(Data lines):
════════
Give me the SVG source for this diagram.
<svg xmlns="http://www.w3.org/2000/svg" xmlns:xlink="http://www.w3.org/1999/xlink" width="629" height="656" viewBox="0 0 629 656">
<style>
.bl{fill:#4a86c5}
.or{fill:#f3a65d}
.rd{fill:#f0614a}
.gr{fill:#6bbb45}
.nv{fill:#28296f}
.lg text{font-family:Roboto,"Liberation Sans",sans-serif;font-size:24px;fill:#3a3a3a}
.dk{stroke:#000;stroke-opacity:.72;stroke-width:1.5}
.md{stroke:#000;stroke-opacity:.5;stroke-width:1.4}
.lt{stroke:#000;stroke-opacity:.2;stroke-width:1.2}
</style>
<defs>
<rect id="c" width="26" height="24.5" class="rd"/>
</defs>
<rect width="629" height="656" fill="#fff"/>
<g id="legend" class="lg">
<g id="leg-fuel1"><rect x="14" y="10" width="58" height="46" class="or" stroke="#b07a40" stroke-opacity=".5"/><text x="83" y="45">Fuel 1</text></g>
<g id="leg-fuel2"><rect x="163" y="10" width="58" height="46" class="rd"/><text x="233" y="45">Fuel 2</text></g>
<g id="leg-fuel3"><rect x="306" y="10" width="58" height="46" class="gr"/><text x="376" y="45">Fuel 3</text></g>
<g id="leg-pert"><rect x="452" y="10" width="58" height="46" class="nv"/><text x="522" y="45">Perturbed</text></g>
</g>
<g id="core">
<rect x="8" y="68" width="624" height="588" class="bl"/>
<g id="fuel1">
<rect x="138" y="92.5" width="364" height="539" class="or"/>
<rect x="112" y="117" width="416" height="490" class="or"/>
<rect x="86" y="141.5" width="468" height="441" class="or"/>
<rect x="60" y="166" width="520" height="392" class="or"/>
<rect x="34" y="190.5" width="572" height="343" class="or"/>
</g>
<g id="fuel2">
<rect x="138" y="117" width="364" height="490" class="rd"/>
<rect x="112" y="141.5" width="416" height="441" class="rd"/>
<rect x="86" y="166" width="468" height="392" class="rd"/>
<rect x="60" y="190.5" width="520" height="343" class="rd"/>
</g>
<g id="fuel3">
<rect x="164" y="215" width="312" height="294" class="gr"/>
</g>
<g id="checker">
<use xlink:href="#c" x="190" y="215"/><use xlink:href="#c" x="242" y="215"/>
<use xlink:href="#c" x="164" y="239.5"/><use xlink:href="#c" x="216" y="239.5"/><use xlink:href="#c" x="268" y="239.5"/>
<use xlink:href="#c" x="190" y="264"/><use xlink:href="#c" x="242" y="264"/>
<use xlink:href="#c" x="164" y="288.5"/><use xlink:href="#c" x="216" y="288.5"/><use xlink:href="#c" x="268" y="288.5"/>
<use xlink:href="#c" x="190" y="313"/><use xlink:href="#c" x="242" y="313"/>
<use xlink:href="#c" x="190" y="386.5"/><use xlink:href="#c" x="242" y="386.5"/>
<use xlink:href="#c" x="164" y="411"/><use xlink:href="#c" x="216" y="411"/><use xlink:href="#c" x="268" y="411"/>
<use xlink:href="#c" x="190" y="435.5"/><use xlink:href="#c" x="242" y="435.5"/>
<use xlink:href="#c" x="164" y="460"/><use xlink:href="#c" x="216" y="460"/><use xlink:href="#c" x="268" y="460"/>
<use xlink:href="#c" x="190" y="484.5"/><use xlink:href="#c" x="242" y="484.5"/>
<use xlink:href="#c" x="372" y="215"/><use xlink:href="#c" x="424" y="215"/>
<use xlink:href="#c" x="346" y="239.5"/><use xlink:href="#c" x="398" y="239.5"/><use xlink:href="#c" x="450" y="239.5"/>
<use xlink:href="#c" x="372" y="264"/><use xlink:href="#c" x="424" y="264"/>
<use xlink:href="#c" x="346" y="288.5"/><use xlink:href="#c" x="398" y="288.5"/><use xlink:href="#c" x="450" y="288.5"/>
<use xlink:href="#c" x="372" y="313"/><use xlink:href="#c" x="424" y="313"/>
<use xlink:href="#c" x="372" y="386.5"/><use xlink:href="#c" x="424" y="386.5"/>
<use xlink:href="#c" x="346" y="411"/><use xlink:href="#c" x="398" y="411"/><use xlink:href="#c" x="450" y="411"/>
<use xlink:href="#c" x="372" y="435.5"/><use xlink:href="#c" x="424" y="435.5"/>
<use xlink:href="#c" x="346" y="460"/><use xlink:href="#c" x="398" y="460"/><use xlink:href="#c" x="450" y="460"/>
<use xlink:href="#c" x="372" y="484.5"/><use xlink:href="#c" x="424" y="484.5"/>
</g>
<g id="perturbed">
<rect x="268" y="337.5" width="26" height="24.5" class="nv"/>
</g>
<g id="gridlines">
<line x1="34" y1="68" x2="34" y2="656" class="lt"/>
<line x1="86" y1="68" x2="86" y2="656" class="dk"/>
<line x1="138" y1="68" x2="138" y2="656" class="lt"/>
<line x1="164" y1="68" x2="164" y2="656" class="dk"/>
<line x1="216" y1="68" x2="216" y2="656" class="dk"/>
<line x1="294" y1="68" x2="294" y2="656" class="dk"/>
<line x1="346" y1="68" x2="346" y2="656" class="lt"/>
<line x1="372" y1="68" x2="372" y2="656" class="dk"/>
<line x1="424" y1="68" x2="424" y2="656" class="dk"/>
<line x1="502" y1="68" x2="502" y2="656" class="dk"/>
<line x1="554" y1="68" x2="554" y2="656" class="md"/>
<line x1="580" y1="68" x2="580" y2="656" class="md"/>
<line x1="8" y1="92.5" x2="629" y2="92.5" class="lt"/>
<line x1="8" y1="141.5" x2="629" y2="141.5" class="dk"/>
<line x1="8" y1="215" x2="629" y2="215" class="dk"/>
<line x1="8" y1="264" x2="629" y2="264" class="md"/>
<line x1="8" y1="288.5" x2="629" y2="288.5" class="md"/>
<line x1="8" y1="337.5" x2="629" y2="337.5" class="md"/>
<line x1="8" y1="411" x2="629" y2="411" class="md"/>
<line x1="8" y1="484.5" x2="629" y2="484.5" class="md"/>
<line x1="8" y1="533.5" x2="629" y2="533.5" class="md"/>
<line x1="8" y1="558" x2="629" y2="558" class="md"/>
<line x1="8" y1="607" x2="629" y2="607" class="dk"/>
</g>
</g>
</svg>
════════
(Given exercise): Restate the whole listing exactly, leaving out nothing.

(Task solution):
Give me the SVG source for this diagram.
<svg xmlns="http://www.w3.org/2000/svg" xmlns:xlink="http://www.w3.org/1999/xlink" width="629" height="656" viewBox="0 0 629 656">
<style>
.bl{fill:#4a86c5}
.or{fill:#f3a65d}
.rd{fill:#f0614a}
.gr{fill:#6bbb45}
.nv{fill:#28296f}
.lg text{font-family:Roboto,"Liberation Sans",sans-serif;font-size:24px;fill:#3a3a3a}
.dk{stroke:#000;stroke-opacity:.72;stroke-width:1.5}
.md{stroke:#000;stroke-opacity:.5;stroke-width:1.4}
.lt{stroke:#000;stroke-opacity:.2;stroke-width:1.2}
</style>
<defs>
<rect id="c" width="26" height="24.5" class="rd"/>
</defs>
<rect width="629" height="656" fill="#fff"/>
<g id="legend" class="lg">
<g id="leg-fuel1"><rect x="14" y="10" width="58" height="46" class="or" stroke="#b07a40" stroke-opacity=".5"/><text x="83" y="45">Fuel 1</text></g>
<g id="leg-fuel2"><rect x="163" y="10" width="58" height="46" class="rd"/><text x="233" y="45">Fuel 2</text></g>
<g id="leg-fuel3"><rect x="306" y="10" width="58" height="46" class="gr"/><text x="376" y="45">Fuel 3</text></g>
<g id="leg-pert"><rect x="452" y="10" width="58" height="46" class="nv"/><text x="522" y="45">Perturbed</text></g>
</g>
<g id="core">
<rect x="8" y="68" width="624" height="588" class="bl"/>
<g id="fuel1">
<rect x="138" y="92.5" width="364" height="539" class="or"/>
<rect x="112" y="117" width="416" height="490" class="or"/>
<rect x="86" y="141.5" width="468" height="441" class="or"/>
<rect x="60" y="166" width="520" height="392" class="or"/>
<rect x="34" y="190.5" width="572" height="343" class="or"/>
</g>
<g id="fuel2">
<rect x="138" y="117" width="364" height="490" class="rd"/>
<rect x="112" y="141.5" width="416" height="441" class="rd"/>
<rect x="86" y="166" width="468" height="392" class="rd"/>
<rect x="60" y="190.5" width="520" height="343" class="rd"/>
</g>
<g id="fuel3">
<rect x="164" y="215" width="312" height="294" class="gr"/>
</g>
<g id="checker">
<use xlink:href="#c" x="190" y="215"/><use xlink:href="#c" x="242" y="215"/>
<use xlink:href="#c" x="164" y="239.5"/><use xlink:href="#c" x="216" y="239.5"/><use xlink:href="#c" x="268" y="239.5"/>
<use xlink:href="#c" x="190" y="264"/><use xlink:href="#c" x="242" y="264"/>
<use xlink:href="#c" x="164" y="288.5"/><use xlink:href="#c" x="216" y="288.5"/><use xlink:href="#c" x="268" y="288.5"/>
<use xlink:href="#c" x="190" y="313"/><use xlink:href="#c" x="242" y="313"/>
<use xlink:href="#c" x="190" y="386.5"/><use xlink:href="#c" x="242" y="386.5"/>
<use xlink:href="#c" x="164" y="411"/><use xlink:href="#c" x="216" y="411"/><use xlink:href="#c" x="268" y="411"/>
<use xlink:href="#c" x="190" y="435.5"/><use xlink:href="#c" x="242" y="435.5"/>
<use xlink:href="#c" x="164" y="460"/><use xlink:href="#c" x="216" y="460"/><use xlink:href="#c" x="268" y="460"/>
<use xlink:href="#c" x="190" y="484.5"/><use xlink:href="#c" x="242" y="484.5"/>
<use xlink:href="#c" x="372" y="215"/><use xlink:href="#c" x="424" y="215"/>
<use xlink:href="#c" x="346" y="239.5"/><use xlink:href="#c" x="398" y="239.5"/><use xlink:href="#c" x="450" y="239.5"/>
<use xlink:href="#c" x="372" y="264"/><use xlink:href="#c" x="424" y="264"/>
<use xlink:href="#c" x="346" y="288.5"/><use xlink:href="#c" x="398" y="288.5"/><use xlink:href="#c" x="450" y="288.5"/>
<use xlink:href="#c" x="372" y="313"/><use xlink:href="#c" x="424" y="313"/>
<use xlink:href="#c" x="372" y="386.5"/><use xlink:href="#c" x="424" y="386.5"/>
<use xlink:href="#c" x="346" y="411"/><use xlink:href="#c" x="398" y="411"/><use xlink:href="#c" x="450" y="411"/>
<use xlink:href="#c" x="372" y="435.5"/><use xlink:href="#c" x="424" y="435.5"/>
<use xlink:href="#c" x="346" y="460"/><use xlink:href="#c" x="398" y="460"/><use xlink:href="#c" x="450" y="460"/>
<use xlink:href="#c" x="372" y="484.5"/><use xlink:href="#c" x="424" y="484.5"/>
</g>
<g id="perturbed">
<rect x="268" y="337.5" width="26" height="24.5" class="nv"/>
</g>
<g id="gridlines">
<line x1="34" y1="68" x2="34" y2="656" class="lt"/>
<line x1="86" y1="68" x2="86" y2="656" class="dk"/>
<line x1="138" y1="68" x2="138" y2="656" class="lt"/>
<line x1="164" y1="68" x2="164" y2="656" class="dk"/>
<line x1="216" y1="68" x2="216" y2="656" class="dk"/>
<line x1="294" y1="68" x2="294" y2="656" class="dk"/>
<line x1="346" y1="68" x2="346" y2="656" class="lt"/>
<line x1="372" y1="68" x2="372" y2="656" class="dk"/>
<line x1="424" y1="68" x2="424" y2="656" class="dk"/>
<line x1="502" y1="68" x2="502" y2="656" class="dk"/>
<line x1="554" y1="68" x2="554" y2="656" class="md"/>
<line x1="580" y1="68" x2="580" y2="656" class="md"/>
<line x1="8" y1="92.5" x2="629" y2="92.5" class="lt"/>
<line x1="8" y1="141.5" x2="629" y2="141.5" class="dk"/>
<line x1="8" y1="215" x2="629" y2="215" class="dk"/>
<line x1="8" y1="264" x2="629" y2="264" class="md"/>
<line x1="8" y1="288.5" x2="629" y2="288.5" class="md"/>
<line x1="8" y1="337.5" x2="629" y2="337.5" class="md"/>
<line x1="8" y1="411" x2="629" y2="411" class="md"/>
<line x1="8" y1="484.5" x2="629" y2="484.5" class="md"/>
<line x1="8" y1="533.5" x2="629" y2="533.5" class="md"/>
<line x1="8" y1="558" x2="629" y2="558" class="md"/>
<line x1="8" y1="607" x2="629" y2="607" class="dk"/>
</g>
</g>
</svg>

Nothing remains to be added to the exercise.